• **TASK PROMPT**
Extract all lines containing "draw".

[Plotting code records]
[BEGIN]

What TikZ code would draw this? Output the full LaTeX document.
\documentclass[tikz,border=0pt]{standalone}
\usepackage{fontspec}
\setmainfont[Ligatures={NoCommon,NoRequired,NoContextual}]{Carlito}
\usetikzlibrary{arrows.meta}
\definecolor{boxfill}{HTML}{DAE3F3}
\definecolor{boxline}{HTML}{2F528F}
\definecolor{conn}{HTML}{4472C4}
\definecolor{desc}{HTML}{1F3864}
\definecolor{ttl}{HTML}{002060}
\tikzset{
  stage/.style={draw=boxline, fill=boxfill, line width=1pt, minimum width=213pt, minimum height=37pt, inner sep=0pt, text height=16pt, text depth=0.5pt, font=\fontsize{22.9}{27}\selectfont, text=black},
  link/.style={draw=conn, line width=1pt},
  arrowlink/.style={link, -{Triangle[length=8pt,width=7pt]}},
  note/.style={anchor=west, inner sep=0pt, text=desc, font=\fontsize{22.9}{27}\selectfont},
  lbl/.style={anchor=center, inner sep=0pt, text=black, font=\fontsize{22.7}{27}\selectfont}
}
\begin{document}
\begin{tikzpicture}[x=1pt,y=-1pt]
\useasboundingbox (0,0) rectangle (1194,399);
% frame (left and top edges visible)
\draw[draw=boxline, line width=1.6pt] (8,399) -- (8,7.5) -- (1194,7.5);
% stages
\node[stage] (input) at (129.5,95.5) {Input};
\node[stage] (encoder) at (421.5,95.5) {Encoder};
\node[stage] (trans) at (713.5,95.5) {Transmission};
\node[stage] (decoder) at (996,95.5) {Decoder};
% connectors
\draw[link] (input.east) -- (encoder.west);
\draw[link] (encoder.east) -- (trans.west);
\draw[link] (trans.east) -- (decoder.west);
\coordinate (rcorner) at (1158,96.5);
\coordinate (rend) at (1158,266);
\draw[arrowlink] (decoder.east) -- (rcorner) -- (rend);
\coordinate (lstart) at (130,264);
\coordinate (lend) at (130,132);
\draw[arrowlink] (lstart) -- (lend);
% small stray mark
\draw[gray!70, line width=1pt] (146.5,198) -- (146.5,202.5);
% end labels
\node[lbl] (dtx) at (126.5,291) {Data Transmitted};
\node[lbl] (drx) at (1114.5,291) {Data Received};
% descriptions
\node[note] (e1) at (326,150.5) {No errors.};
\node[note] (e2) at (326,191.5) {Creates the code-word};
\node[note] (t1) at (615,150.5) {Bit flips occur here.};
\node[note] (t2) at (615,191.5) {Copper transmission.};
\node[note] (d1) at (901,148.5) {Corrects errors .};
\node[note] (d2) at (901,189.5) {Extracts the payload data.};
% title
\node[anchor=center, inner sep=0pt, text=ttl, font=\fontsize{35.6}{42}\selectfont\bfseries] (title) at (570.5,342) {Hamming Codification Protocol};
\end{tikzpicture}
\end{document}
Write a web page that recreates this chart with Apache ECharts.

[END]

• **FINAL ANSWER**
What TikZ code would draw this? Output the full LaTeX document.
  stage/.style={draw=boxline, fill=boxfill, line width=1pt, minimum width=213pt, minimum height=37pt, inner sep=0pt, text height=16pt, text depth=0.5pt, font=\fontsize{22.9}{27}\selectfont, text=black},
  link/.style={draw=conn, line width=1pt},
\draw[draw=boxline, line width=1.6pt] (8,399) -- (8,7.5) -- (1194,7.5);
\draw[link] (input.east) -- (encoder.west);
\draw[link] (encoder.east) -- (trans.west);
\draw[link] (trans.east) -- (decoder.west);
\draw[arrowlink] (decoder.east) -- (rcorner) -- (rend);
\draw[arrowlink] (lstart) -- (lend);
\draw[gray!70, line width=1pt] (146.5,198) -- (146.5,202.5);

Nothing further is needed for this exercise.